● **EXERCISE OBJECTIVE**:
Pictures stay out of this copy, which runs from the first line of the material through the line containing "month_labels = months * 3 + months[:3]".

● **DATASET EXTRACT**:
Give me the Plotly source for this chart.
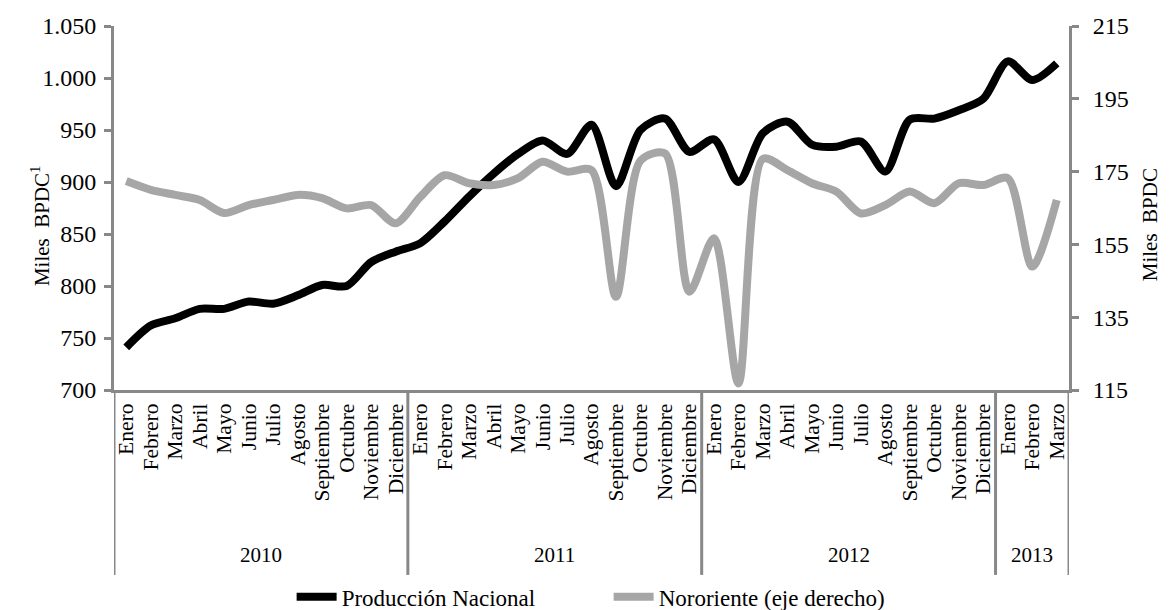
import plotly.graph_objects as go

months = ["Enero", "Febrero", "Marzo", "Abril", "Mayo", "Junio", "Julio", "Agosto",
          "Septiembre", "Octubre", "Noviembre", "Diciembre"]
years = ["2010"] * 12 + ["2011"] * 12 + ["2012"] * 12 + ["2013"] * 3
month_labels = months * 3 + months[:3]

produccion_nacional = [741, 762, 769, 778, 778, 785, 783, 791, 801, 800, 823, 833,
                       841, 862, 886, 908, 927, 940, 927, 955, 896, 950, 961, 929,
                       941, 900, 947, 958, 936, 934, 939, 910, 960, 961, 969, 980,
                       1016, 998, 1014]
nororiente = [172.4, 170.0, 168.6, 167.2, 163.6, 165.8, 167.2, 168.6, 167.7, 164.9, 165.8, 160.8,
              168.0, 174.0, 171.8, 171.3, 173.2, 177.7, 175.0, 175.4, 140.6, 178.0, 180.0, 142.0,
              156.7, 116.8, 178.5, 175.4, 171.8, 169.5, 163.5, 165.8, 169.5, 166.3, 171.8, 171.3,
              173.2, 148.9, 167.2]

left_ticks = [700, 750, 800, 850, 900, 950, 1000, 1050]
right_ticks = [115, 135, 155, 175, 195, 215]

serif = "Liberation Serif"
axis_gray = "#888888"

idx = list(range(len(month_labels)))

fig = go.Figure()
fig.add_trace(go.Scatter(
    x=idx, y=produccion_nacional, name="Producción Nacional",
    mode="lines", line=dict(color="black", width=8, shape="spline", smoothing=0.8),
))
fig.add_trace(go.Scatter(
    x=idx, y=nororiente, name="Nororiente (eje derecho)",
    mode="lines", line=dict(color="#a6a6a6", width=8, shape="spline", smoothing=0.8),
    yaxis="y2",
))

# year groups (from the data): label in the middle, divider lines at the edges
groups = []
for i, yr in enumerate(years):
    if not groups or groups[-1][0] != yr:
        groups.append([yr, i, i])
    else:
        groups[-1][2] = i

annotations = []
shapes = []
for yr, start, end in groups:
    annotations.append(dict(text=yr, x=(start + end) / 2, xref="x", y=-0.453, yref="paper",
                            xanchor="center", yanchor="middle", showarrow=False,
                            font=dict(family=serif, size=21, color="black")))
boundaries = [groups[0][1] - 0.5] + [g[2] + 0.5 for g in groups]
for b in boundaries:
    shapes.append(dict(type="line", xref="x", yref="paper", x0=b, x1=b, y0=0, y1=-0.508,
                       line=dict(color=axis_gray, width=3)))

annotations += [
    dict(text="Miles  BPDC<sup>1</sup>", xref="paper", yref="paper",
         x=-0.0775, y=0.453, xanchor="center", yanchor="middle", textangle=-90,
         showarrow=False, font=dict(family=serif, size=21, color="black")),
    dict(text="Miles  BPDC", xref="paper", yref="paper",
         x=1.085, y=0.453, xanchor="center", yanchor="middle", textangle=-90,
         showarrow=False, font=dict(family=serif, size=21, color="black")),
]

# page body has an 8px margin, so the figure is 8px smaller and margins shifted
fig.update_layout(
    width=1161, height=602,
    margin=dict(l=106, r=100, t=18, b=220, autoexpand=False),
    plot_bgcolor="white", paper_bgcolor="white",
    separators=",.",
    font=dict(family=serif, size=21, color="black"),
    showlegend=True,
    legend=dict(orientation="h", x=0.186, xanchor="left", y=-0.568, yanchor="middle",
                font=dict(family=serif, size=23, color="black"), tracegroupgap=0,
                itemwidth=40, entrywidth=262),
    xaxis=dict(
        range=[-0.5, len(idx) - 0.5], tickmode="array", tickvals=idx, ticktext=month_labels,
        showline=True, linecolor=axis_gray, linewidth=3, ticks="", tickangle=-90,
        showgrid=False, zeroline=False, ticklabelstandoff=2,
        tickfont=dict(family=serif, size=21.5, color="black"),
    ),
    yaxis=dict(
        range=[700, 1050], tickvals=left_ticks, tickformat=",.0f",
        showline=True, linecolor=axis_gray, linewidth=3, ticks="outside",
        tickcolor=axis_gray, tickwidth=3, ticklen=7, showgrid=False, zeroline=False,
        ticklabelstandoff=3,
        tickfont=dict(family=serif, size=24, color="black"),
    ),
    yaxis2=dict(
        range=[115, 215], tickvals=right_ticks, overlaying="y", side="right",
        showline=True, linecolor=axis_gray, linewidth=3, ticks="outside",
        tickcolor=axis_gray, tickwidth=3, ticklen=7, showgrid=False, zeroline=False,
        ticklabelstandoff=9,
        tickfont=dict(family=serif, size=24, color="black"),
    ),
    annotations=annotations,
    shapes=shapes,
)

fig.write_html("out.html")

● **CORRECT OUTPUT**:
Give me the Plotly source for this chart.
import plotly.graph_objects as go

months = ["Enero", "Febrero", "Marzo", "Abril", "Mayo", "Junio", "Julio", "Agosto",
          "Septiembre", "Octubre", "Noviembre", "Diciembre"]
years = ["2010"] * 12 + ["2011"] * 12 + ["2012"] * 12 + ["2013"] * 3
month_labels = months * 3 + months[:3]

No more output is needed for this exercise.